Fırtına Geliyor...

Uluslararası kuruluşların Türkiye ile ilgili gelecek yıl için yaptığı değerlendirmeler son zamanlarda oldukça dikkat çekiyor. Son OECD raporunda, Türkiye'nin makroekonomik parametreleriyle ilgili bazı tahminler yapılmış. Rapor, 2024 yılı için Türkiye'deki enflasyonun ortalama yüzde 58,3 olacağını öngörüyor. Ayrıca 2025'te yıllık ortalama enflasyonun yüzde 30,7, 2026'da ise bu oranın yüzde 17,2'ye düşmesi bekleniyor. Özetle, sahadan somut veriler toplayanlar tarafından yazılan OECD raporlarında bile tek haneli enflasyon beklentisi yok.

Aslında, Merkez Bankası'nın 2026 için tek haneli enflasyon beklentisinden vazgeçtiğini de görüyoruz. Hatırlatmak gerekirse 2024 yılı sonu enflasyon tahmini dördüncü kez revize edilerek yüzde 44 olarak açıklanacakken, 2025 tahmini yüzde 21'e revize edildi. Merkez Bankası 2026'da yüzde 12 enflasyon bekliyor. Elbette, 48 ay sonra ne olacağını bilmek pek mümkün değil, ancak herkes uygulanan reçete ile tek haneli enflasyon hedefine ulaşmanın neredeyse imkansız olduğunu görüyor.

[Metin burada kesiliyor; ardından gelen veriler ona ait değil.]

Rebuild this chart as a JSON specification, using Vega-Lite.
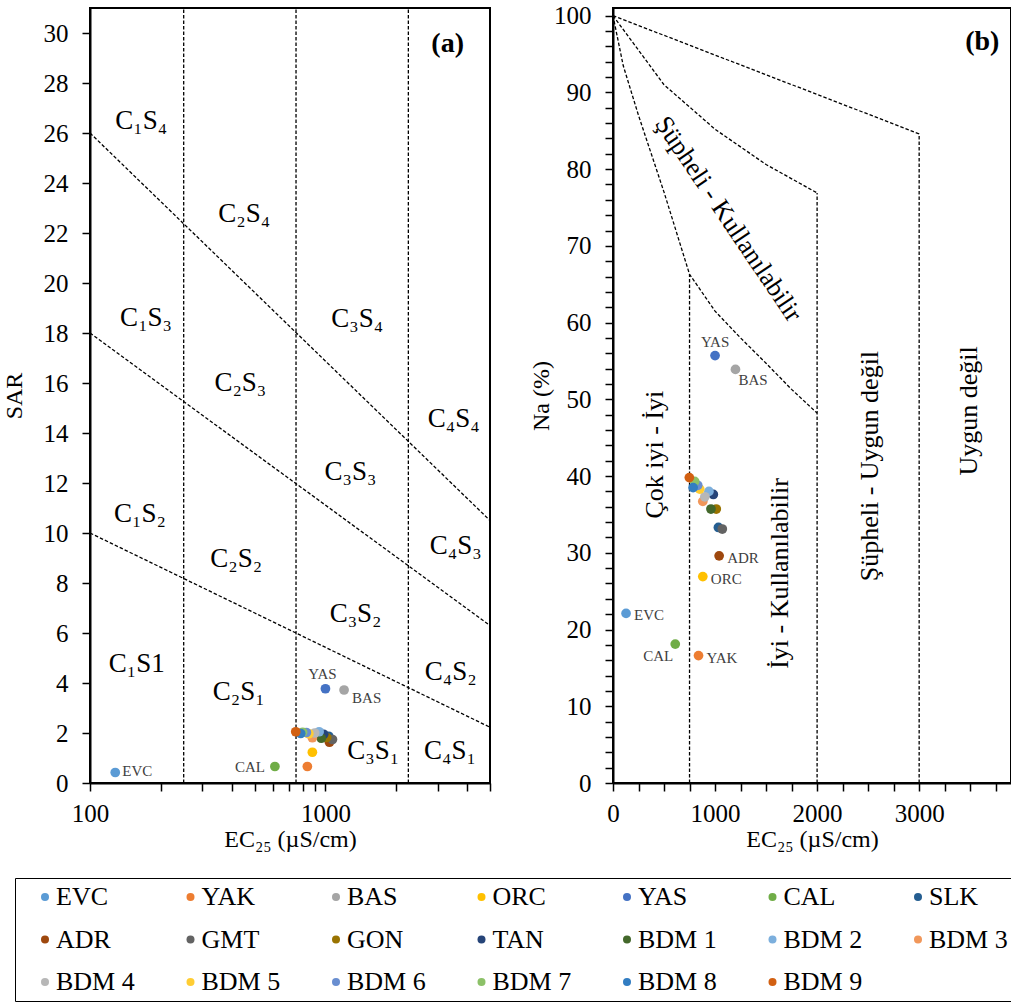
{
  "$schema": "https://vega.github.io/schema/vega-lite/v6.json",
  "autosize": {"type": "none"},
  "padding": {"left": 90, "top": 8, "right": 921, "bottom": 995},
  "background": "white",
  "config": {
    "font": "Liberation Serif",
    "view": {"stroke": "black", "strokeWidth": 2},
    "axis": {
      "grid": false,
      "domainColor": "black",
      "domainWidth": 2,
      "tickColor": "black",
      "tickWidth": 1.5,
      "tickSize": 8,
      "labelColor": "black",
      "labelFont": "Liberation Serif",
      "labelFontSize": 25,
      "labelPadding": 14,
      "labelOverlap": false,
      "labelFlush": false,
      "titleFont": "Liberation Serif",
      "titleFontSize": 24,
      "titleFontWeight": "normal",
      "titleColor": "black"
    }
  },
  "datasets": {
    "samples": [
      {"site": "EVC", "EC": 128, "SAR": 0.42, "Na": 22.1},
      {"site": "YAK", "EC": 838, "SAR": 0.66, "Na": 16.6},
      {"site": "BAS", "EC": 1200, "SAR": 3.72, "Na": 53.9},
      {"site": "ORC", "EC": 880, "SAR": 1.23, "Na": 26.9},
      {"site": "YAS", "EC": 1000, "SAR": 3.77, "Na": 55.7},
      {"site": "CAL", "EC": 610, "SAR": 0.66, "Na": 18.1},
      {"site": "SLK", "EC": 1033, "SAR": 1.87, "Na": 33.3},
      {"site": "ADR", "EC": 1040, "SAR": 1.63, "Na": 29.6},
      {"site": "GMT", "EC": 1071, "SAR": 1.74, "Na": 33.1},
      {"site": "GON", "EC": 1012, "SAR": 1.82, "Na": 35.7},
      {"site": "TAN", "EC": 983, "SAR": 1.95, "Na": 37.6},
      {"site": "BDM 1", "EC": 960, "SAR": 1.79, "Na": 35.7},
      {"site": "BDM 2", "EC": 940, "SAR": 2.05, "Na": 38.0},
      {"site": "BDM 3", "EC": 880, "SAR": 1.81, "Na": 36.7},
      {"site": "BDM 4", "EC": 900, "SAR": 2.0, "Na": 37.3},
      {"site": "BDM 5", "EC": 850, "SAR": 1.97, "Na": 38.3},
      {"site": "BDM 6", "EC": 830, "SAR": 2.02, "Na": 38.8},
      {"site": "BDM 7", "EC": 800, "SAR": 2.03, "Na": 39.3},
      {"site": "BDM 8", "EC": 785, "SAR": 1.98, "Na": 38.5},
      {"site": "BDM 9", "EC": 748, "SAR": 2.05, "Na": 39.8}
    ],
    "linesA": [
      {"id": "L1", "EC": 100, "SAR": 26, "o": 1},
      {"id": "L1", "EC": 5000, "SAR": 10.5, "o": 2},
      {"id": "L2", "EC": 100, "SAR": 18, "o": 1},
      {"id": "L2", "EC": 5000, "SAR": 6.3, "o": 2},
      {"id": "L3", "EC": 100, "SAR": 10, "o": 1},
      {"id": "L3", "EC": 5000, "SAR": 2.23, "o": 2},
      {"id": "V1", "EC": 250, "SAR": 0, "o": 1},
      {"id": "V1", "EC": 250, "SAR": 31, "o": 2},
      {"id": "V2", "EC": 750, "SAR": 0, "o": 1},
      {"id": "V2", "EC": 750, "SAR": 31, "o": 2},
      {"id": "V3", "EC": 2250, "SAR": 0, "o": 1},
      {"id": "V3", "EC": 2250, "SAR": 31, "o": 2}
    ],
    "zonesA": [
      {"label": "C₁S₄", "EC": 165, "SAR": 26.5},
      {"label": "C₂S₄", "EC": 452, "SAR": 22.75},
      {"label": "C₁S₃", "EC": 173, "SAR": 18.6},
      {"label": "C₃S₄", "EC": 1365, "SAR": 18.55},
      {"label": "C₂S₃", "EC": 435, "SAR": 16.0},
      {"label": "C₄S₄", "EC": 3508, "SAR": 14.55},
      {"label": "C₃S₃", "EC": 1277, "SAR": 12.43},
      {"label": "C₁S₂", "EC": 163, "SAR": 10.76},
      {"label": "C₄S₃", "EC": 3573, "SAR": 9.5},
      {"label": "C₂S₂", "EC": 418, "SAR": 8.96},
      {"label": "C₃S₂", "EC": 1343, "SAR": 6.77},
      {"label": "C₁S1", "EC": 158, "SAR": 4.77},
      {"label": "C₄S₂", "EC": 3404, "SAR": 4.43},
      {"label": "C₂S₁", "EC": 428, "SAR": 3.64},
      {"label": "C₃S₁", "EC": 1596, "SAR": 1.3},
      {"label": "C₄S₁", "EC": 3380, "SAR": 1.3}
    ],
    "linesB": [
      {"id": "C1", "EC": 0, "Na": 100, "o": 1},
      {"id": "C1", "EC": 100, "Na": 93.5, "o": 2},
      {"id": "C1", "EC": 250, "Na": 87, "o": 3},
      {"id": "C1", "EC": 500, "Na": 77, "o": 4},
      {"id": "C1", "EC": 750, "Na": 66.3, "o": 5},
      {"id": "C1", "EC": 1000, "Na": 61.5, "o": 6},
      {"id": "C1", "EC": 1250, "Na": 58, "o": 7},
      {"id": "C1", "EC": 1500, "Na": 54.7, "o": 8},
      {"id": "C1", "EC": 1750, "Na": 51.3, "o": 9},
      {"id": "C1", "EC": 2000, "Na": 48.2, "o": 10},
      {"id": "C2", "EC": 0, "Na": 100, "o": 1},
      {"id": "C2", "EC": 500, "Na": 91, "o": 2},
      {"id": "C2", "EC": 1000, "Na": 85.2, "o": 3},
      {"id": "C2", "EC": 1500, "Na": 80.6, "o": 4},
      {"id": "C2", "EC": 2000, "Na": 76.9, "o": 5},
      {"id": "C3", "EC": 0, "Na": 100, "o": 1},
      {"id": "C3", "EC": 3000, "Na": 84.6, "o": 2},
      {"id": "V750", "EC": 750, "Na": 0, "o": 1},
      {"id": "V750", "EC": 750, "Na": 66.3, "o": 2},
      {"id": "V2000", "EC": 2000, "Na": 0, "o": 1},
      {"id": "V2000", "EC": 2000, "Na": 76.9, "o": 2},
      {"id": "V3000", "EC": 3000, "Na": 0, "o": 1},
      {"id": "V3000", "EC": 3000, "Na": 84.6, "o": 2}
    ],
    "zonesBv": [
      {"label": "Çok iyi - İyi", "EC": 410, "Na": 42.8},
      {"label": "İyi - Kullanılabilir", "EC": 1637, "Na": 27.3},
      {"label": "Şüpheli - Uygun değil", "EC": 2520, "Na": 41.3},
      {"label": "Uygun değil", "EC": 3485, "Na": 48.5}
    ],
    "zonesBd": [
      {"label": "Şüpheli - Kullanılabilir", "EC": 1130, "Na": 73.5}
    ]
  },
  "bounds": "flush",
  "spacing": 123,
  "hconcat": [
    {
      "width": 400,
      "height": 775,
      "encoding": {
        "x": {
          "field": "EC", "type": "quantitative",
          "scale": {"type": "log", "domain": [100, 5000], "nice": false},
          "axis": {
            "values": [100, 200, 300, 400, 500, 600, 700, 800, 900, 1000, 2000, 3000, 4000, 5000],
            "format": "d",
            "labelExpr": "datum.value == 100 || datum.value == 1000 ? datum.label : ''",
            "labelPadding": 10,
            "titlePadding": 1
          },
          "title": "EC₂₅ (µS/cm)"
        },
        "y": {
          "field": "SAR", "type": "quantitative",
          "scale": {"domain": [0, 31], "nice": false},
          "axis": {
            "values": [0, 2, 4, 6, 8, 10, 12, 14, 16, 18, 20, 22, 24, 26, 28, 30],
            "format": "d",
            "titlePadding": 17
          },
          "title": "SAR"
        }
      },
      "layer": [
        {
          "data": {"name": "linesA"},
          "mark": {"type": "line", "color": "black", "strokeWidth": 1.3, "strokeDash": [3.5, 2]},
          "encoding": {"detail": {"field": "id"}, "order": {"field": "o"}}
        },
        {
          "data": {"name": "zonesA"},
          "mark": {"type": "text", "fontSize": 27, "align": "center", "baseline": "middle", "color": "black"},
          "encoding": {"text": {"field": "label"}}
        },
        {
          "data": {"values": [{"label": "(a)", "EC": 3304, "SAR": 29.55}]},
          "mark": {"type": "text", "fontSize": 28, "fontWeight": "bold", "align": "center", "baseline": "middle", "color": "black"},
          "encoding": {"text": {"field": "label"}}
        },
        {
          "data": {"name": "samples"},
          "mark": {"type": "circle", "size": 95, "opacity": 1},
          "encoding": {
            "color": {
              "field": "site", "type": "nominal",
              "scale": {
                "domain": ["EVC", "YAK", "BAS", "ORC", "YAS", "CAL", "SLK", "ADR", "GMT", "GON", "TAN", "BDM 1", "BDM 2", "BDM 3", "BDM 4", "BDM 5", "BDM 6", "BDM 7", "BDM 8", "BDM 9"],
                "range": ["#5B9BD5", "#ED7D31", "#A5A5A5", "#FFC000", "#4472C4", "#70AD47", "#255E91", "#9E480E", "#636363", "#997300", "#264478", "#43682B", "#7CAFDD", "#F1975A", "#B7B7B7", "#FFCD33", "#698ED0", "#8CC168", "#327DC2", "#D26012"]
              },
              "legend": {
                "orient": "none", "legendX": -75, "legendY": 870,
                "title": null, "columns": 7, "direction": "horizontal",
                "symbolType": "circle", "symbolSize": 64, "symbolOpacity": 1,
                "labelFont": "Liberation Serif", "labelFontSize": 26, "labelColor": "black",
                "labelOffset": -2, "columnPadding": 31.5, "rowPadding": 16.5, "padding": 6,
                "strokeColor": "black", "symbolOffset": 11, "labelLimit": 0
              }
            }
          }
        },
        {
          "data": {"name": "samples"},
          "transform": [{"filter": {"field": "site", "oneOf": ["EVC"]}}],
          "mark": {"type": "text", "fontSize": 15, "align": "left", "baseline": "middle", "dx": 7, "dy": -2, "color": "#404040"},
          "encoding": {"text": {"field": "site"}}
        },
        {
          "data": {"name": "samples"},
          "transform": [{"filter": {"field": "site", "oneOf": ["CAL"]}}],
          "mark": {"type": "text", "fontSize": 15, "align": "right", "baseline": "middle", "dx": -10, "dy": 0, "color": "#404040"},
          "encoding": {"text": {"field": "site"}}
        },
        {
          "data": {"name": "samples"},
          "transform": [{"filter": {"field": "site", "oneOf": ["YAS"]}}],
          "mark": {"type": "text", "fontSize": 15, "align": "center", "baseline": "middle", "dx": -3, "dy": -15, "color": "#404040"},
          "encoding": {"text": {"field": "site"}}
        },
        {
          "data": {"name": "samples"},
          "transform": [{"filter": {"field": "site", "oneOf": ["BAS"]}}],
          "mark": {"type": "text", "fontSize": 15, "align": "left", "baseline": "middle", "dx": 8, "dy": 8, "color": "#404040"},
          "encoding": {"text": {"field": "site"}}
        }
      ]
    },
    {
      "width": 398,
      "height": 775,
      "encoding": {
        "x": {
          "field": "EC", "type": "quantitative",
          "scale": {"domain": [0, 3900], "nice": false, "zero": false},
          "axis": {
            "values": [0, 250, 500, 750, 1000, 1250, 1500, 1750, 2000, 2250, 2500, 2750, 3000, 3250, 3500, 3750],
            "format": "d",
            "labelExpr": "datum.value % 1000 === 0 ? datum.label : ''",
            "labelPadding": 10,
            "titlePadding": 1
          },
          "title": "EC₂₅ (µS/cm)"
        },
        "y": {
          "field": "Na", "type": "quantitative",
          "scale": {"domain": [0, 101], "nice": false},
          "axis": {
            "values": [0, 2, 4, 6, 8, 10, 12, 14, 16, 18, 20, 22, 24, 26, 28, 30, 32, 34, 36, 38, 40, 42, 44, 46, 48, 50, 52, 54, 56, 58, 60, 62, 64, 66, 68, 70, 72, 74, 76, 78, 80, 82, 84, 86, 88, 90, 92, 94, 96, 98, 100],
            "format": "d",
            "labelExpr": "datum.value % 10 === 0 ? datum.label : ''",
            "titlePadding": 0
          },
          "title": "Na (%)"
        }
      },
      "layer": [
        {
          "data": {"name": "linesB"},
          "mark": {"type": "line", "color": "black", "strokeWidth": 1.3, "strokeDash": [3.5, 2]},
          "encoding": {"detail": {"field": "id"}, "order": {"field": "o"}}
        },
        {
          "data": {"name": "zonesBv"},
          "mark": {"type": "text", "fontSize": 26, "align": "center", "baseline": "middle", "angle": 270, "color": "black"},
          "encoding": {"text": {"field": "label"}}
        },
        {
          "data": {"name": "zonesBd"},
          "mark": {"type": "text", "fontSize": 26, "align": "center", "baseline": "middle", "angle": 56, "color": "black"},
          "encoding": {"text": {"field": "label"}}
        },
        {
          "data": {"values": [{"label": "(b)", "EC": 3619, "Na": 96.6}]},
          "mark": {"type": "text", "fontSize": 28, "fontWeight": "bold", "align": "center", "baseline": "middle", "color": "black"},
          "encoding": {"text": {"field": "label"}}
        },
        {
          "data": {"name": "samples"},
          "mark": {"type": "circle", "size": 95, "opacity": 1},
          "encoding": {
            "color": {
              "field": "site", "type": "nominal",
              "scale": {
                "domain": ["EVC", "YAK", "BAS", "ORC", "YAS", "CAL", "SLK", "ADR", "GMT", "GON", "TAN", "BDM 1", "BDM 2", "BDM 3", "BDM 4", "BDM 5", "BDM 6", "BDM 7", "BDM 8", "BDM 9"],
                "range": ["#5B9BD5", "#ED7D31", "#A5A5A5", "#FFC000", "#4472C4", "#70AD47", "#255E91", "#9E480E", "#636363", "#997300", "#264478", "#43682B", "#7CAFDD", "#F1975A", "#B7B7B7", "#FFCD33", "#698ED0", "#8CC168", "#327DC2", "#D26012"]
              },
              "legend": {
                "orient": "none", "legendX": -75, "legendY": 870,
                "title": null, "columns": 7, "direction": "horizontal",
                "symbolType": "circle", "symbolSize": 64, "symbolOpacity": 1,
                "labelFont": "Liberation Serif", "labelFontSize": 26, "labelColor": "black",
                "labelOffset": -2, "columnPadding": 31.5, "rowPadding": 16.5, "padding": 6,
                "strokeColor": "black", "symbolOffset": 11, "labelLimit": 0
              }
            }
          }
        },
        {
          "data": {"name": "samples"},
          "transform": [{"filter": {"field": "site", "oneOf": ["EVC", "ADR", "ORC", "YAK"]}}],
          "mark": {"type": "text", "fontSize": 15, "align": "left", "baseline": "middle", "dx": 8, "dy": 2, "color": "#404040"},
          "encoding": {"text": {"field": "site"}}
        },
        {
          "data": {"name": "samples"},
          "transform": [{"filter": {"field": "site", "oneOf": ["YAS"]}}],
          "mark": {"type": "text", "fontSize": 15, "align": "center", "baseline": "middle", "dy": -14, "color": "#404040"},
          "encoding": {"text": {"field": "site"}}
        },
        {
          "data": {"name": "samples"},
          "transform": [{"filter": {"field": "site", "oneOf": ["BAS"]}}],
          "mark": {"type": "text", "fontSize": 15, "align": "left", "baseline": "middle", "dx": 3, "dy": 11, "color": "#404040"},
          "encoding": {"text": {"field": "site"}}
        },
        {
          "data": {"name": "samples"},
          "transform": [{"filter": {"field": "site", "oneOf": ["CAL"]}}],
          "mark": {"type": "text", "fontSize": 15, "align": "right", "baseline": "middle", "dx": -2, "dy": 12, "color": "#404040"},
          "encoding": {"text": {"field": "site"}}
        }
      ]
    }
  ]
}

G20 ülkeleri sıralamasında Türkiye, yüzde 120 enflasyon oranına sahip Arjantin'in ardından ikinci sırada yer alırken, OECD ülkeleri sıralamasında birinci durumda. Daha önce de belirttiğim gibi birçok ülke bir yıl içinde enflasyon düşürme politikalarında başarılı gözüküyor. Ancak Türkiye'de hedefler sürekli revize ediliyor ama ulaşılamıyor.

Enflasyon, döviz ve faiz oranları hakkında konuşurken, Fransa'da hükümet güvenoyu alamayıp düştü. Almanya ise şimdiden Şubat ayında erken seçimlere doğru gidiyor. AB'nin iki büyük ekonomisi, Rusya-Ukrayna, Gazze, Lübnan ve Suriye'deki çatışmaların ortasında bir siyasi kriz yaşamaya başlamış durumda. Trump göreve geldiğinde her iki ülkedeki yeni hükümetlerin henüz görevlerine başlamamış olması muhtemel.

Dünyada sağduyunun giderek azaldığını ve aşırı sağ unsurların hakim olmaya başladığını gözlemliyoruz. Bu gelişme ya da dalga insanlığa iyilik getirmeyecek. Rousseau'nun da dediği gibi, "güçlüler her zaman haklı değildir; sağduyunun bittiği yerde, kimse haklı olamaz."

Türkiye'yi karşılaştığı sorunlardan kurtaracak acil bir çıkış yolu ya da yeni bir anlatının ortaya çıkması gerektiğine inanıyorum. Beklenen kabinenin ve önemli değişikliklerin buna katkıda bulunmasını umuyorum.